Summary of "Effective Training Data Synthesis for Improving MLLM Chart Understanding"

This paper presents a novel methodology to enhance chart understanding in multimodal LLMs (MLLMs) through effective training data synthesis. The authors introduce the Effective Chart Dataset (ECD), a high-quality synthetic dataset designed to bridge the gap between synthetic and real-world chart understanding.

Introduction and Motivation

Chart understanding is crucial for building effective AI agents capable of interpreting scientific data. Current MLLMs, while proficient in text-based tasks, struggle with chart understanding, exhibiting low success rates on complex benchmarks. This challenge is exacerbated by the limitations of existing synthetic datasets, which often lack the fidelity and diversity of real-world charts.

The ECD is designed to address these shortcomings using a five-step data synthesis pipeline that focuses on improving data quality and diversity. This pipeline modularizes chart generation processes and introduces visual diversity in the generated datasets, setting a new standard for chart training sets.

Data Synthesis Pipeline

Single Plot Generation

The process begins with generating single plots using pre-defined themes and chart functions in Python. GPT-4o is tasked with producing data and textual elements like titles and labels, ensuring a rich distribution of data while maintaining semantic coherence.

Combined Subplots Generation

A conditional generation strategy is used for creating multi-subplot charts. Each subplot generation is conditioned on prior subplots to maintain thematic and semantic coherence, akin to human-designed scientific figures.

Chart Image Diversification

To overcome stylistic limitations, the charts undergo a diversification process which modifies visual elements like annotations, color schemes, and layout adjustments. This step ensures that the charts exhibit higher visual complexity and variation.

Filtering Low-quality Charts

Charts are evaluated based on visual clarity and semantic coherence using specialized GPT-4o prompts. This filtering step ensures that only high-quality chart images, which meet or exceed average quality standards, are included in the final dataset.

QA Pairs Generation

Finally, GPT-4o generates descriptive and reasoning-based question-answer pairs for the charts. The QA pairs are rigorously filtered to ensure high confidence and accuracy, maintaining the dataset's integrity as a training resource.

Figure 1: Overview of the effective chart dataset (ECD). It includes a diverse range of chart images and QA pairs.

Effective Chart Dataset (ECD)

ECD includes over 10,000 chart images and 321,544 QA pairs spanning 29 chart types and 252 subplot combinations. It significantly outperforms existing datasets in terms of visual diversity and complexity, as evidenced by its superior performance on benchmarks like CharXiv and others.

Experiments and Results

The ECD was tested on several benchmarks, and models fine-tuned with ECD consistently outperformed those fine-tuned with other datasets. Improvements were observed across various metrics, highlighting the effectiveness of ECD in enhancing chart understanding capabilities in MLLMs.
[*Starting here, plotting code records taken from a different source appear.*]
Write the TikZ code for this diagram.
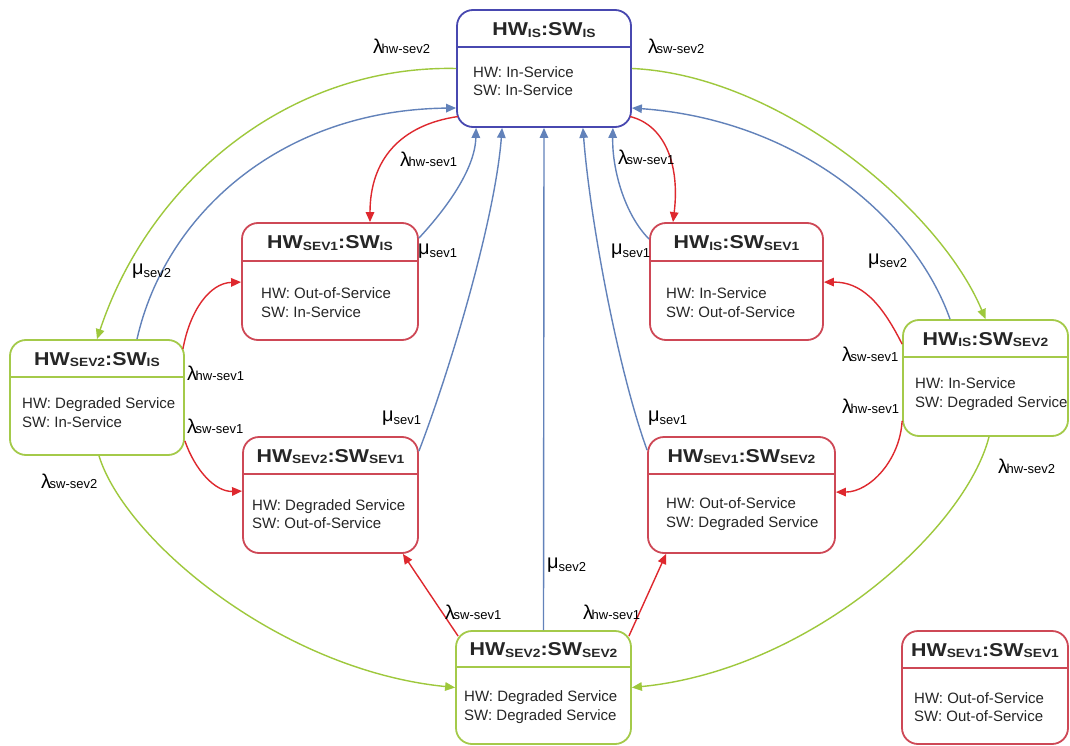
\documentclass[tikz,border=0pt]{standalone}
\usepackage{fontspec}
\setmainfont{Liberation Sans}
\newfontfamily\titlefont[FakeStretch=1.15]{Liberation Sans}
\usetikzlibrary{arrows.meta}
\definecolor{boxblue}{RGB}{72,72,176}
\definecolor{boxred}{RGB}{206,72,86}
\definecolor{boxgreen}{RGB}{164,202,74}
\definecolor{arrred}{RGB}{222,40,46}
\definecolor{arrblue}{RGB}{98,130,186}
\definecolor{arrgreen}{RGB}{158,200,60}
\newcommand\hwsw[2]{{\titlefont\bfseries\fontsize{18.6}{20}\selectfont HW\raisebox{-1.5pt}{\fontsize{12}{12}\selectfont #1}:SW\raisebox{-1.5pt}{\fontsize{12}{12}\selectfont #2}}}
\newcommand\lam[1]{{\fontsize{20}{20}\selectfont λ}\kern-1.5pt{\fontsize{13}{13}\selectfont #1}}
\newcommand\mub[1]{{\fontsize{20}{20}\selectfont μ}\raisebox{-3.5pt}{\fontsize{13}{13}\selectfont #1}}
\begin{document}
\begin{tikzpicture}[x=1pt,y=-1pt,
  every node/.style={inner sep=0pt},
  box/.style={draw=#1, line width=1.8pt, rounded corners=16pt, fill=white},
  sepline/.style={draw=#1, line width=1.6pt},
  ttl/.style={text=black!85},
  body/.style={anchor=west, align=left, font=\fontsize{15}{18.5}\selectfont, text=black!85},
  lab/.style={anchor=base west, text=black},
  conn/.style={line width=1.4pt, -{Triangle[length=10pt,width=8.5pt]}},
  red conn/.style={conn, draw=arrred},
  blue conn/.style={conn, draw=arrblue},
  green conn/.style={conn, draw=arrgreen}]
\fill[white] (0,0) rectangle (1070,746);
\useasboundingbox (0,0) rectangle (1070,746);

% boxes
\node[box=boxblue, minimum width=174pt, minimum height=117pt] (n1) at (544,68.5) {};
\node[box=boxred, minimum width=176pt, minimum height=117pt] (n2) at (330,281.5) {};
\node[box=boxred, minimum width=173pt, minimum height=117pt] (n3) at (736.5,281.5) {};
\node[box=boxgreen, minimum width=174pt, minimum height=115pt] (n4) at (97,397.5) {};
\node[box=boxgreen, minimum width=165pt, minimum height=116pt] (n5) at (985.5,378) {};
\node[box=boxred, minimum width=175pt, minimum height=116pt] (n6) at (330.5,495) {};
\node[box=boxred, minimum width=187pt, minimum height=116pt] (n7) at (741.5,495) {};
\node[box=boxgreen, minimum width=175pt, minimum height=113pt] (n8) at (543.5,687.5) {};
\node[box=boxred, minimum width=166pt, minimum height=113pt] (n9) at (985,687.5) {};

% separators
\draw[sepline=boxblue] ([yshift=-38pt]n1.north west) -- ([yshift=-38pt]n1.north east);
\draw[sepline=boxred] ([yshift=-39pt]n2.north west) -- ([yshift=-39pt]n2.north east);
\draw[sepline=boxred] ([yshift=-39pt]n3.north west) -- ([yshift=-39pt]n3.north east);
\draw[sepline=boxgreen] ([yshift=-38pt]n4.north west) -- ([yshift=-38pt]n4.north east);
\draw[sepline=boxgreen] ([yshift=-38pt]n5.north west) -- ([yshift=-38pt]n5.north east);
\draw[sepline=boxred] ([yshift=-38pt]n6.north west) -- ([yshift=-38pt]n6.north east);
\draw[sepline=boxred] ([yshift=-38pt]n7.north west) -- ([yshift=-38pt]n7.north east);
\draw[sepline=boxgreen] ([yshift=-37pt]n8.north west) -- ([yshift=-37pt]n8.north east);
\draw[sepline=boxred] ([yshift=-38pt]n9.north west) -- ([yshift=-38pt]n9.north east);

% titles
\node[ttl] (t1) at (544,30) {\hwsw{IS}{IS}};
\node[ttl] (t2) at (330,243) {\hwsw{SEV1}{IS}};
\node[ttl] (t3) at (736.5,243) {\hwsw{IS}{SEV1}};
\node[ttl] (t4) at (97,359.5) {\hwsw{SEV2}{IS}};
\node[ttl] (t5) at (985.5,339.5) {\hwsw{IS}{SEV2}};
\node[ttl] (t6) at (330.5,456.5) {\hwsw{SEV2}{SEV1}};
\node[ttl] (t7) at (741.5,456.5) {\hwsw{SEV1}{SEV2}};
\node[ttl] (t8) at (543.5,650) {\hwsw{SEV2}{SEV2}};
\node[ttl] (t9) at (985,650.5) {\hwsw{SEV1}{SEV1}};

% bodies
\node[body] (b1) at (473,81) {HW: In-Service\\SW: In-Service};
\node[body] (b2) at (261,302.5) {HW: Out-of-Service\\SW: In-Service};
\node[body] (b3) at (666,302.5) {HW: In-Service\\SW: Out-of-Service};
\node[body] (b4) at (22,412.5) {HW: Degraded Service\\SW: In-Service};
\node[body] (b5) at (915,394) {HW: In-Service\\SW: Degraded Service};
\node[body] (b6) at (252,514) {HW: Degraded Service\\SW: Out-of-Service};
\node[body] (b7) at (666,514) {HW: Out-of-Service\\SW: Degraded Service};
\node[body] (b8) at (464,707) {HW: Degraded Service\\SW: Degraded Service};
\node[body] (b9) at (914,707) {HW: Out-of-Service\\SW: Out-of-Service};

% green connectors
\draw[green conn] (n1.west) .. controls (290,65) and (150,180) .. (n4.north);
\draw[green conn] (n1.east) .. controls (780,75) and (940,210) .. (n5.north);
\draw[green conn] ([xshift=2pt]n4.south) .. controls (125,540) and (280,670) .. (n8.west);
\draw[green conn] ([xshift=3.5pt]n5.south) .. controls (965,530) and (810,670) .. (n8.east);

% blue connectors
\draw[blue conn] ([xshift=40pt]n4.north) .. controls (165,215) and (280,110) .. ([yshift=-39.5pt]n1.west);
\draw[blue conn] ([xshift=-35.5pt]n5.north) .. controls (915,220) and (800,120) .. ([yshift=-39.5pt]n1.east);
\draw[blue conn] ([yshift=-16pt]n2.north east) .. controls (445,210) and (475,170) .. ([xshift=20pt]n1.south west);
\draw[blue conn] ([yshift=-17pt]n3.north west) .. controls (625,215) and (612,170) .. ([xshift=-19pt]n1.south east);
\draw[blue conn] ([yshift=-15pt]n6.north east) .. controls (450,370) and (495,220) .. ([xshift=46pt]n1.south west);
\draw[blue conn] ([yshift=-14pt]n7.north west) .. controls (618,370) and (590,220) .. ([xshift=-49pt]n1.south east);
\draw[blue conn] (n8.north) -- (n1.south);

% red connectors
\draw[red conn] ([xshift=2pt,yshift=-48pt]n1.west) .. controls (400,125) and (370,160) .. ([xshift=40pt]n2.north);
\draw[red conn] ([xshift=-2pt,yshift=-48pt]n1.east) .. controls (665,125) and (680,165) .. ([xshift=-63.5pt]n3.north);
\draw[red conn] ([xshift=-2pt,yshift=-10pt]n4.north east) .. controls (190,310) and (210,283) .. ([yshift=-60pt]n2.north west);
\draw[red conn] ([yshift=15pt]n4.south east) .. controls (195,470) and (215,492) .. ([yshift=-55pt]n6.north west);
\draw[red conn] ([yshift=-25pt]n5.north west) .. controls (880,300) and (860,282) .. ([yshift=-60pt]n3.north east);
\draw[red conn] ([yshift=16pt]n5.south west) .. controls (900,460) and (870,492) .. ([yshift=-56pt]n7.north east);
\draw[red conn] ([xshift=3pt,yshift=-6pt]n8.north west) -- ([xshift=-16pt]n6.south east);
\draw[red conn] ([xshift=-3pt,yshift=-6pt]n8.north east) -- ([xshift=19pt]n7.south west);

% labels
\node[lab] (l1) at (373,54) {\lam{hw-sev2}};
\node[lab] (l2) at (648,54) {\lam{sw-sev2}};
\node[lab] (l3) at (400,167) {\lam{hw-sev1}};
\node[lab] (l4) at (618,165) {\lam{sw-sev1}};
\node[lab] (l5) at (187,380) {\lam{hw-sev1}};
\node[lab] (l6) at (187,433) {\lam{sw-sev1}};
\node[lab] (l7) at (842,361) {\lam{sw-sev1}};
\node[lab] (l8) at (842,413) {\lam{hw-sev1}};
\node[lab] (l9) at (998,473) {\lam{hw-sev2}};
\node[lab] (l10) at (41,488) {\lam{sw-sev2}};
\node[lab] (l11) at (445,619) {\lam{sw-sev1}};
\node[lab] (l12) at (583,619) {\lam{hw-sev1}};
\node[lab] (m1) at (418,254) {\mub{sev1}};
\node[lab] (m2) at (611,254) {\mub{sev1}};
\node[lab] (m3) at (132,274) {\mub{sev2}};
\node[lab] (m4) at (868,264) {\mub{sev2}};
\node[lab] (m5) at (382,421) {\mub{sev1}};
\node[lab] (m6) at (648,421) {\mub{sev1}};
\node[lab] (m7) at (547,568) {\mub{sev2}};
\end{tikzpicture}
\end{document}
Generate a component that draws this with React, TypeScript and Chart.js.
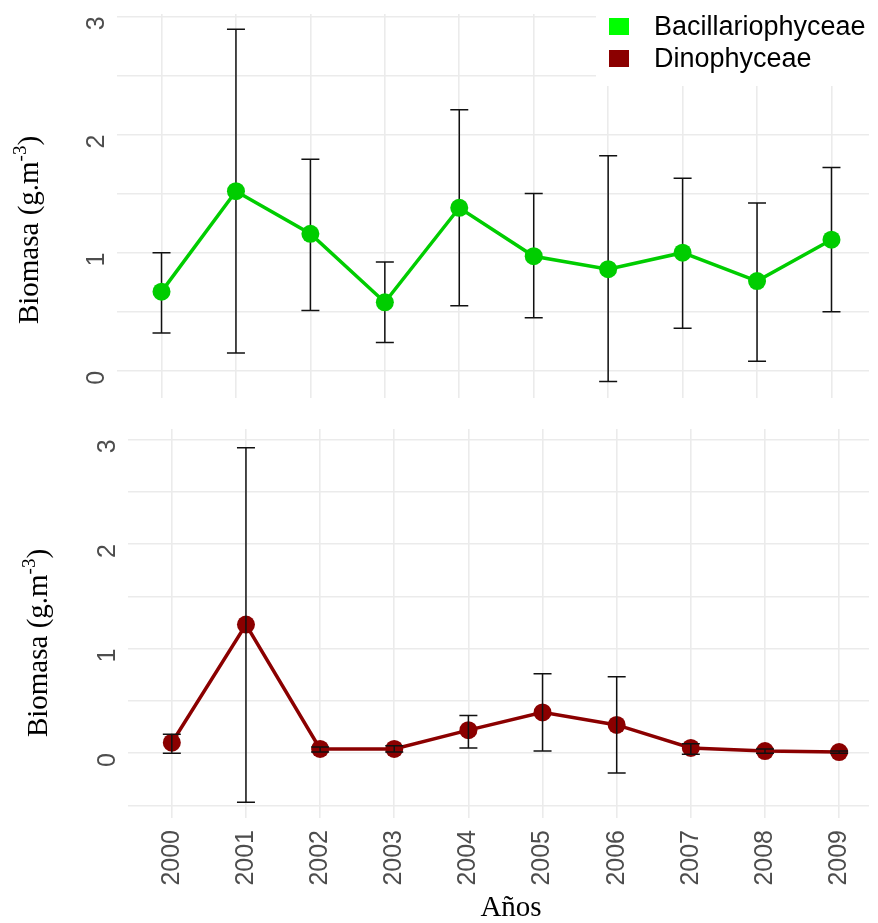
import React, { useEffect, useRef } from "react";
import { Chart, registerables } from "chart.js";

Chart.register(...registerables);

const years = [2000, 2001, 2002, 2003, 2004, 2005, 2006, 2007, 2008, 2009];
const bacMean = [0.67, 1.52, 1.16, 0.58, 1.38, 0.97, 0.86, 1.0, 0.76, 1.11];
const bacLow = [0.32, 0.15, 0.51, 0.24, 0.55, 0.45, -0.09, 0.36, 0.08, 0.5];
const bacHigh = [1.0, 2.89, 1.79, 0.92, 2.21, 1.5, 1.82, 1.63, 1.42, 1.72];
const dinoMean = [0.1, 1.23, 0.04, 0.04, 0.22, 0.39, 0.27, 0.05, 0.02, 0.01];
const dinoLow = [0.0, -0.47, 0.01, 0.01, 0.05, 0.02, -0.19, -0.01, 0.0, 0.0];
const dinoHigh = [0.18, 2.92, 0.06, 0.07, 0.36, 0.76, 0.73, 0.09, 0.04, 0.02];

const seriesNames = ["Bacillariophyceae", "Dinophyceae"];
const legendColors = ["#00FF00", "#8B0000"];
const lineColors = ["#00CD00", "#8B0000"];
const yTitleParts = ["Biomasa (g.m", "-3", ")"];
const xTitle = "Años";

const SANS = '"Liberation Sans", Arial, sans-serif';
const SERIF = '"Liberation Serif", "Times New Roman", serif';
const GRID = "#EBEBEB";
const TICK = "#4D4D4D";

function errorBars(id: string, lows: number[], highs: number[], after: boolean) {
  const draw = (chart: any) => {
    const { ctx, scales } = chart;
    const x = scales.x;
    const y = scales.y;
    ctx.save();
    ctx.strokeStyle = "#111111";
    ctx.lineWidth = 1.5;
    years.forEach((yr, i) => {
      const px = x.getPixelForValue(yr);
      const top = y.getPixelForValue(highs[i]);
      const bot = y.getPixelForValue(lows[i]);
      ctx.beginPath();
      ctx.moveTo(px, top);
      ctx.lineTo(px, bot);
      ctx.moveTo(px - 9, top);
      ctx.lineTo(px + 9, top);
      ctx.moveTo(px - 9, bot);
      ctx.lineTo(px + 9, bot);
      ctx.stroke();
    });
    ctx.restore();
  };
  return after ? { id, afterDatasetsDraw: draw } : { id, beforeDatasetsDraw: draw };
}

function yTitle(id: string, baseX: number, centerY: number) {
  return {
    id,
    afterDraw(chart: any) {
      const ctx = chart.ctx;
      ctx.save();
      ctx.translate(baseX, centerY);
      ctx.rotate(-Math.PI / 2);
      ctx.fillStyle = "#000000";
      ctx.textBaseline = "alphabetic";
      ctx.textAlign = "left";
      const main = `29px ${SERIF}`;
      const sup = `19px ${SERIF}`;
      ctx.font = main;
      const w1 = ctx.measureText(yTitleParts[0]).width;
      const w3 = ctx.measureText(yTitleParts[2]).width;
      ctx.font = sup;
      const w2 = ctx.measureText(yTitleParts[1]).width;
      const sx = -(w1 + w2 + w3) / 2;
      ctx.font = main;
      ctx.fillText(yTitleParts[0], sx, 0);
      ctx.font = sup;
      ctx.fillText(yTitleParts[1], sx + w1, -12);
      ctx.font = main;
      ctx.fillText(yTitleParts[2], sx + w1 + w2, 0);
      ctx.restore();
    },
  };
}

const legendPlugin = {
  id: "legendBox",
  afterDraw(chart: any) {
    const ctx = chart.ctx;
    ctx.save();
    ctx.fillStyle = "#FFFFFF";
    ctx.fillRect(596, 0, 282, 86);
    const rows = [27, 59];
    seriesNames.forEach((name, i) => {
      ctx.fillStyle = legendColors[i];
      ctx.fillRect(609, rows[i] - 9, 20, 17);
      ctx.fillStyle = "#000000";
      ctx.font = `27px ${SANS}`;
      ctx.textBaseline = "middle";
      ctx.textAlign = "left";
      ctx.fillText(name, 654, rows[i] + 1);
    });
    ctx.restore();
  },
};

const xTitlePlugin = {
  id: "xTitle",
  afterDraw(chart: any) {
    const ctx = chart.ctx;
    ctx.save();
    ctx.fillStyle = "#000000";
    ctx.font = `29px ${SERIF}`;
    ctx.textAlign = "center";
    ctx.textBaseline = "alphabetic";
    ctx.fillText(xTitle, 511, 506);
    ctx.restore();
  },
};

function makeConfig(
  idx: number,
  means: number[],
  xMin: number,
  xMax: number,
  yMin: number,
  yMax: number,
  showX: boolean,
  yWidth: number,
  xHeight: number,
  padding: any,
  plugins: any[]
): any {
  return {
    type: "line",
    data: {
      datasets: [
        {
          label: seriesNames[idx],
          data: years.map((yr, i) => ({ x: yr, y: means[i] })),
          borderColor: lineColors[idx],
          backgroundColor: lineColors[idx],
          pointBackgroundColor: lineColors[idx],
          pointBorderColor: lineColors[idx],
          pointBorderWidth: 0,
          pointRadius: 9,
          borderWidth: 3.5,
          tension: 0,
        },
      ],
    },
    options: {
      responsive: false,
      maintainAspectRatio: false,
      animation: false,
      events: [],
      layout: { padding },
      plugins: { legend: { display: false }, tooltip: { enabled: false } },
      scales: {
        x: {
          type: "linear",
          min: xMin,
          max: xMax,
          border: { display: false },
          grid: { color: GRID, lineWidth: 1.6, drawTicks: false },
          ticks: {
            display: showX,
            stepSize: 1,
            includeBounds: false,
            minRotation: 90,
            maxRotation: 90,
            padding: 12,
            color: TICK,
            font: { family: SANS, size: 25 },
            callback: (v: any) => String(v),
          },
          afterFit: (s: any) => {
            s.height = xHeight;
            s.paddingLeft = 0;
            s.paddingRight = 0;
            s.paddingTop = 0;
            s.paddingBottom = 0;
          },
        },
        y: {
          type: "linear",
          min: yMin,
          max: yMax,
          border: { display: false },
          grid: { color: GRID, lineWidth: 1.6, drawTicks: false },
          ticks: {
            stepSize: 0.5,
            includeBounds: false,
            minRotation: 90,
            maxRotation: 90,
            padding: 20,
            color: TICK,
            font: { family: SANS, size: 25 },
            callback: (v: any) => (Number.isInteger(v) ? String(v) : ""),
          },
          afterFit: (s: any) => {
            s.width = yWidth;
            s.paddingLeft = 0;
            s.paddingRight = 0;
            s.paddingTop = 0;
            s.paddingBottom = 0;
          },
        },
      },
    },
    plugins,
  };
}

export default function App() {
  const topRef = useRef<HTMLCanvasElement>(null);
  const botRef = useRef<HTMLCanvasElement>(null);

  useEffect(() => {
    const top = new Chart(
      topRef.current as HTMLCanvasElement,
      makeConfig(0, bacMean, 1999.402, 2009.504, -0.23, 3.02, false, 117, 0,
        { left: 0, right: 9, top: 14, bottom: 12 },
        [errorBars("errTop", bacLow, bacHigh, false), yTitle("yTitleTop", 37.5, 230), legendPlugin])
    );
    const bot = new Chart(
      botRef.current as HTMLCanvasElement,
      makeConfig(1, dinoMean, 1999.409, 2009.403, -0.62, 3.1, true, 128, 105,
        { left: 0, right: 6, top: 19, bottom: 0 },
        [errorBars("errBot", dinoLow, dinoHigh, true), yTitle("yTitleBot", 47, 233), xTitlePlugin])
    );
    return () => {
      top.destroy();
      bot.destroy();
    };
  }, []);

  return (
    <div style={{ position: "absolute", left: 0, top: 0, width: 878, height: 923, background: "#FFFFFF" }}>
      <canvas
        ref={topRef}
        width={878}
        height={410}
        style={{ position: "absolute", left: 0, top: 0, width: 878, height: 410, display: "block" }}
      />
      <canvas
        ref={botRef}
        width={878}
        height={513}
        style={{ position: "absolute", left: 0, top: 410, width: 878, height: 513, display: "block" }}
      />
    </div>
  );
}
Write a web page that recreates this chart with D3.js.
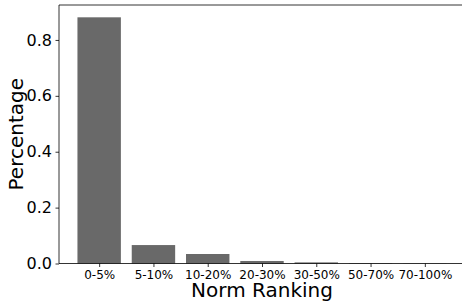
<!DOCTYPE html>
<html>
<head>
<meta charset="utf-8">
<script src="https://cdn.jsdelivr.net/npm/d3@7"></script>
<style>
  body { margin: 0; background: #fff; overflow: hidden; }
  svg { display: block; font-family: "DejaVu Sans", sans-serif; }
</style>
</head>
<body>
<div id="chart"></div>
<script>
const categories = ["0-5%", "5-10%", "10-20%", "20-30%", "30-50%", "50-70%", "70-100%"];
const values = [0.881, 0.066, 0.034, 0.009, 0.004, 0.0012, 0.0006];
const yTicks = [0.0, 0.2, 0.4, 0.6, 0.8];

const width = 462, height = 308;
const margin = { top: 5, right: -3, bottom: 44.5, left: 59 };
const innerW = width - margin.left - margin.right;
const innerH = height - margin.top - margin.bottom;

const svg = d3.select("#chart").append("svg")
    .attr("width", width)
    .attr("height", height);

const g = svg.append("g")
    .attr("transform", `translate(${margin.left},${margin.top})`);

// matplotlib style: bars 0.8 wide, 5% margins
const x = d3.scaleLinear()
    .domain([-0.74, categories.length - 1 + 0.74])
    .range([0, innerW]);
const y = d3.scaleLinear()
    .domain([0, d3.max(values) * 1.05])
    .range([innerH, 0]);

g.selectAll("rect.bar")
    .data(values)
    .enter().append("rect")
    .attr("class", "bar")
    .attr("x", (d, i) => x(i - 0.4))
    .attr("width", x(0.4) - x(-0.4))
    .attr("y", d => y(d))
    .attr("height", d => innerH - y(d))
    .attr("fill", "#696969");

const yAxis = g.append("g")
    .call(d3.axisLeft(y).tickValues(yTicks).tickFormat(d3.format(".1f")).tickSize(3.5).tickPadding(3.5))
    .attr("font-family", "DejaVu Sans");
yAxis.selectAll("text").attr("font-size", 16).attr("fill", "#000");

const xAxis = g.append("g")
    .attr("transform", `translate(0,${innerH})`)
    .call(d3.axisBottom(x).tickValues(d3.range(categories.length)).tickFormat(i => categories[i]).tickSize(3.5).tickPadding(3))
    .attr("font-family", "DejaVu Sans");
xAxis.selectAll("text").attr("font-size", 12).attr("fill", "#000");

svg.selectAll(".domain").remove();
svg.selectAll(".tick line").attr("stroke", "#000").attr("stroke-width", 0.8);

// spines (right one falls outside the figure)
const spines = [[0, 0, 0, innerH], [0, innerH, width, innerH], [0, 0, width, 0]];
g.selectAll("line.spine")
    .data(spines)
    .enter().append("line")
    .attr("class", "spine")
    .attr("x1", d => d[0]).attr("y1", d => d[1])
    .attr("x2", d => d[2]).attr("y2", d => d[3])
    .attr("stroke", "#000")
    .attr("stroke-width", 0.8);

svg.append("text")
    .attr("x", margin.left + x(3))
    .attr("y", 297)
    .attr("text-anchor", "middle")
    .attr("font-size", 20)
    .text("Norm Ranking");

svg.append("text")
    .attr("transform", `translate(23,${margin.top + innerH / 2}) rotate(-90)`)
    .attr("text-anchor", "middle")
    .attr("font-size", 20)
    .text("Percentage");
</script>
</body>
</html>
Comparison with Other Datasets

Comparisons against other chart datasets demonstrated ECD's superior ability to enhance model performance across multiple test sets, indicating its potential as a standard resource for training MLLMs on chart understanding tasks.

Figure 2: Our chart generation pipeline consists of five key steps.

Ablation Studies

Ablation studies confirmed the importance of diverse chart types and themes, and the inclusion of both descriptive and reasoning QA pairs in improving model performance. The chart types, themes, and QA diversification strategies were critical to achieving superior results.

Conclusion

The paper introduces and validates ECD, demonstrating its efficacy in improving chart understanding for MLLMs. By addressing the limitations of existing training data through this novel synthesis approach, the authors make a significant contribution to the field of AI-driven chart comprehension. Future work may explore further expansions of ECD and application-specific fine-tuning to unlock even greater potential in chart understanding AI models.